Later, Lennon conceived The Beatles’ classic ‘Revolution 9’ after hearing the engineer’s testing voice saying, “This is EMI test series number nine.” He was positively in a tizz over the number and its perfectly normal recurrence in his life. If you agree with Lennon that this is a little spooky, just wait until you hear about his brush with the aliens.
Lennon and the aliens
Always a man of abstract thought, Lennon’s words were often to be taken with a pinch of salt. After all, he was the mastermind behind the wacky practice of Bagism. If you haven’t heard of this before, in 1969, Lennon and his wife, Yoko Ono, promoted the idea of living in a bag that obscures the whole body.
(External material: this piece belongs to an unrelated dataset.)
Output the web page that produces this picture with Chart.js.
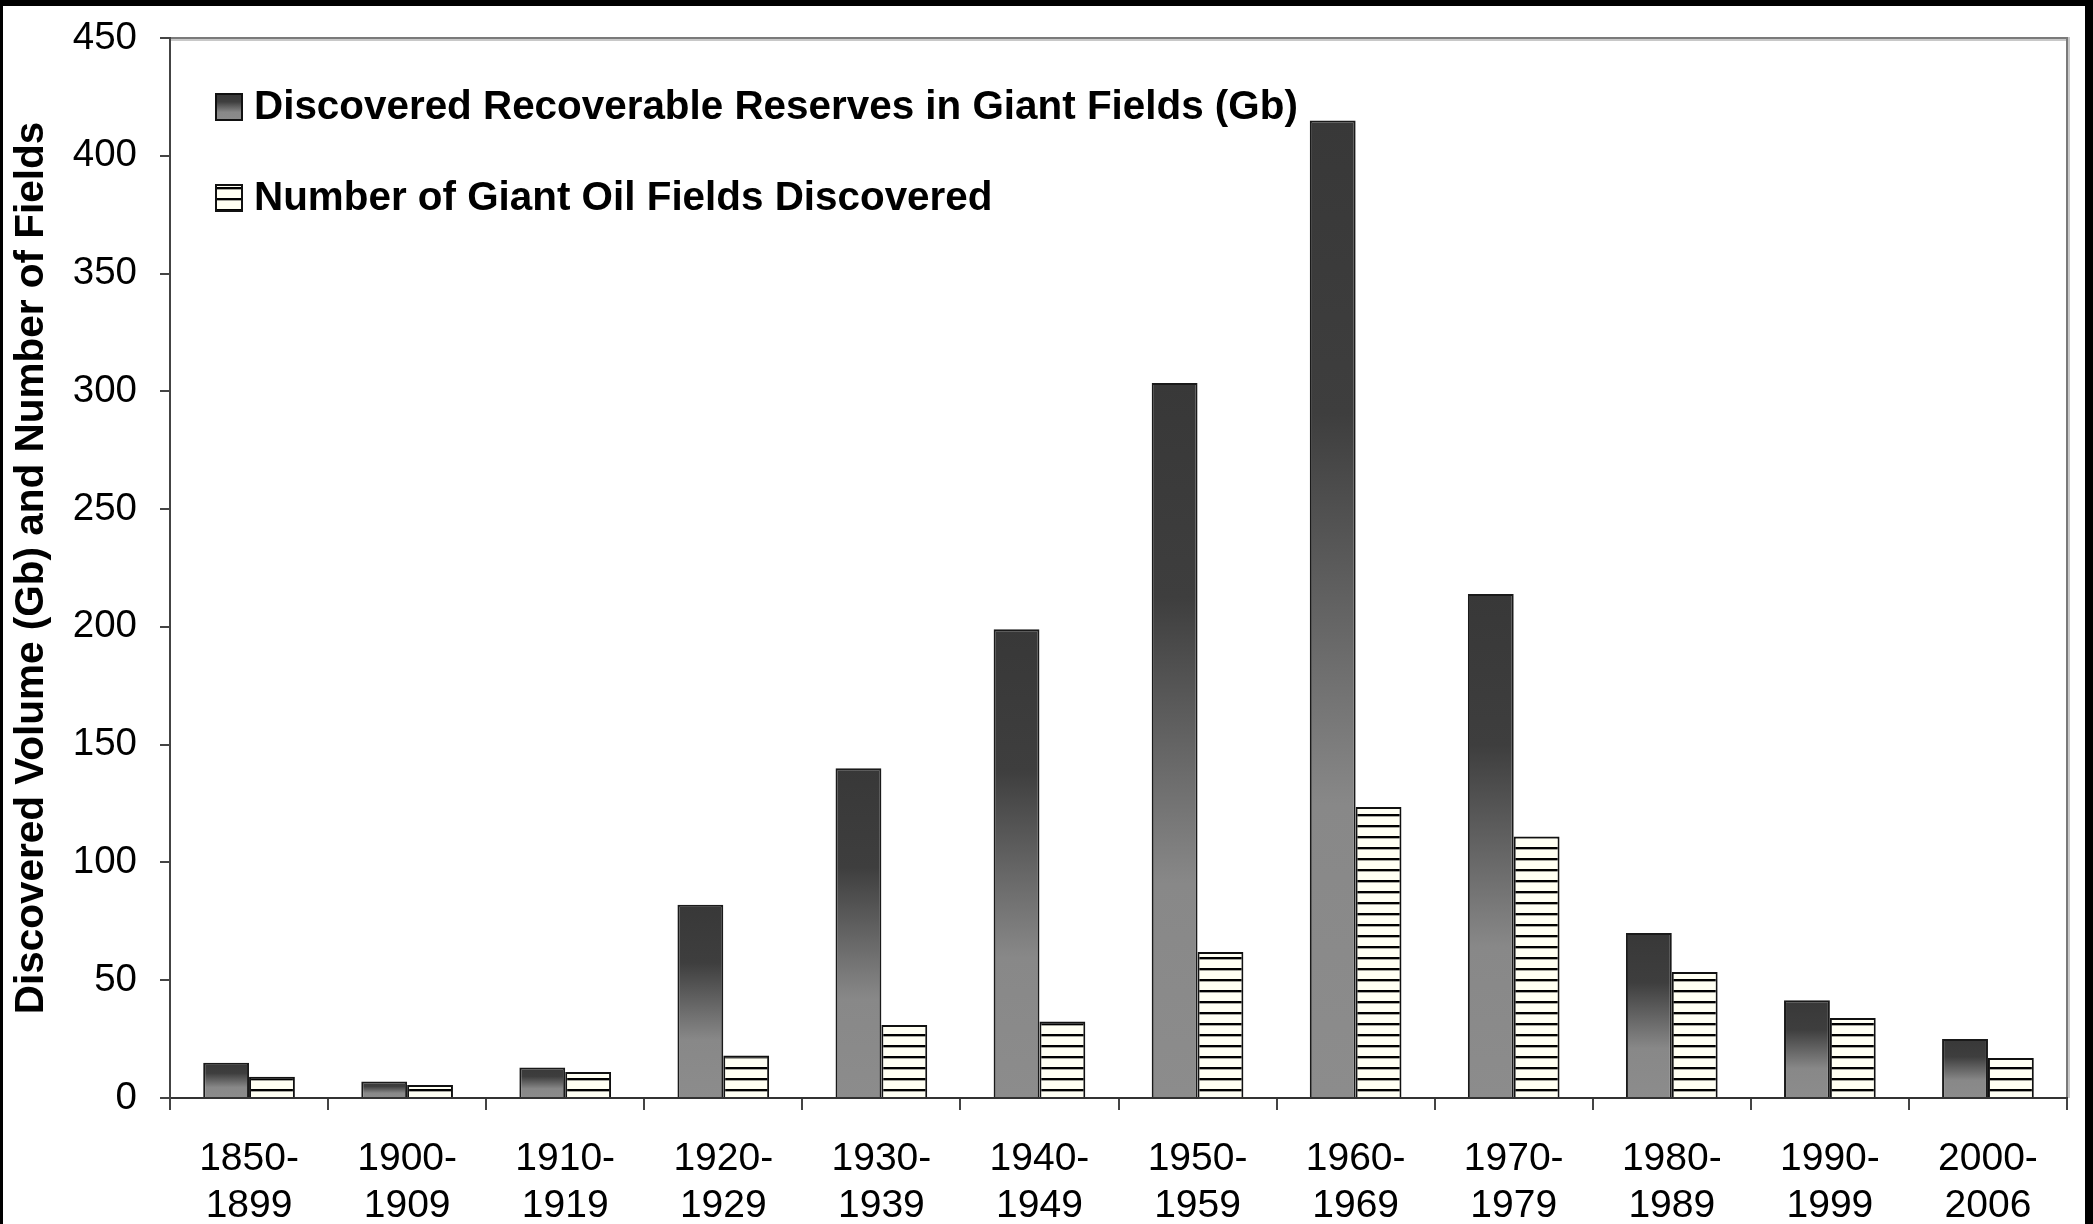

Sufficiently bagged, it was intended that one would be immune from judgement from others on the basis of skin colour, gender, hair length, attire and age. One could see where they were coming from, yet I feel attire would be one of the more obvious points of prejudice in this scenario.
With the former in mind, let’s see if you believe the story of Lennon’s strange UFO sighting. In 1974 during his notorious “Lost Weekend” – an 18-month period that was marked by Lennon’s romantic interest in May Pang, a production coordinator who worked on Lennon and Yoko’s music – the bespectacled Beatle spotted something otherworldly.
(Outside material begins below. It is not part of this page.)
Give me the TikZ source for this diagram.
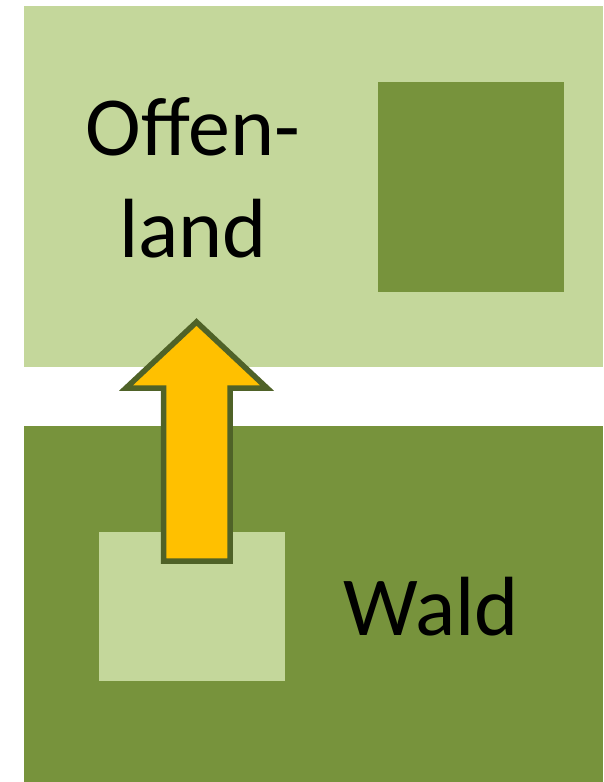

After a significant spell of marital issues, Yoko and Lennon separated, and Lennon embarked on a short-lived relationship with Pang. Lennon would later return to Yoko and lament this period of his life. Although it did throw up some notable moments.
During this “Lost Weekend”, Lennon was so convinced he saw an alien spacecraft of some description that he wrote in the liner notes of his 1974 album Walls and Bridges, “On the 23rd Aug. 1974 at 9 o’clock I saw a U.F.O.” – notice the time?
At this low point in Lennon’s life, he had been plagued by a heavy alcohol and substance abuse issue, though the late Beatle insisted he was “very straight” at the time. When asked about the extra-terrestrial visitation by Interview magazine in November 1974, Lennon described what he saw from the window while he was “just dreaming around in my usual poetic frame of mind”.
Lennon said he saw “a thing with ordinary electric light bulbs flashing on and off round the bottom, one non-blinking red light on top” around 100 ft away, hovering over an adjacent building. Looking towards Newark from his New York City apartment, he was baffled by the sight but seemingly unperturbed.
For those among us who find it hard to conceive that Area 51 contains an aquarium of amorphous Martians connected to electrodes, Lennon’s sighting could perhaps be chalked off as a daydreaming fantasy or a hallucination of some sort. However, adding to the validation of the story, Lennon’s then-girlfriend, Pang, also bore witness to the bizarre scene.
“As I walked out onto the terrace, my eye caught this large, circular object coming towards us,” Pang remembered. “It was shaped like a flattened cone, and on top was a large, brilliant red light, not pulsating as on any of the aircraft we’d see heading for a landing at Newark Airport. When it came a little closer, we could make out a row or circle of white lights that ran around the entire rim of the craft – these were also flashing on and off. There were so many of these lights that it was dazzling to the mind.”
Her story remains consistent in the book Loving John. “I looked up and couldn’t believe my eyes,” she recalls. “There was a saucer-shaped object surrounded by blinding white lights gliding through the sky. I was convinced it was a UFO.” Apparently, Lennon did endeavour to known more, making inquiries after the event. Meanwhile, rather comically, Pang claims that Yoko Ono was bitterly jealous to have missed out. And somewhat more solemnly, Lennon said as he settled off to sleep on the night of the incident, “I wish it had taken us both away”.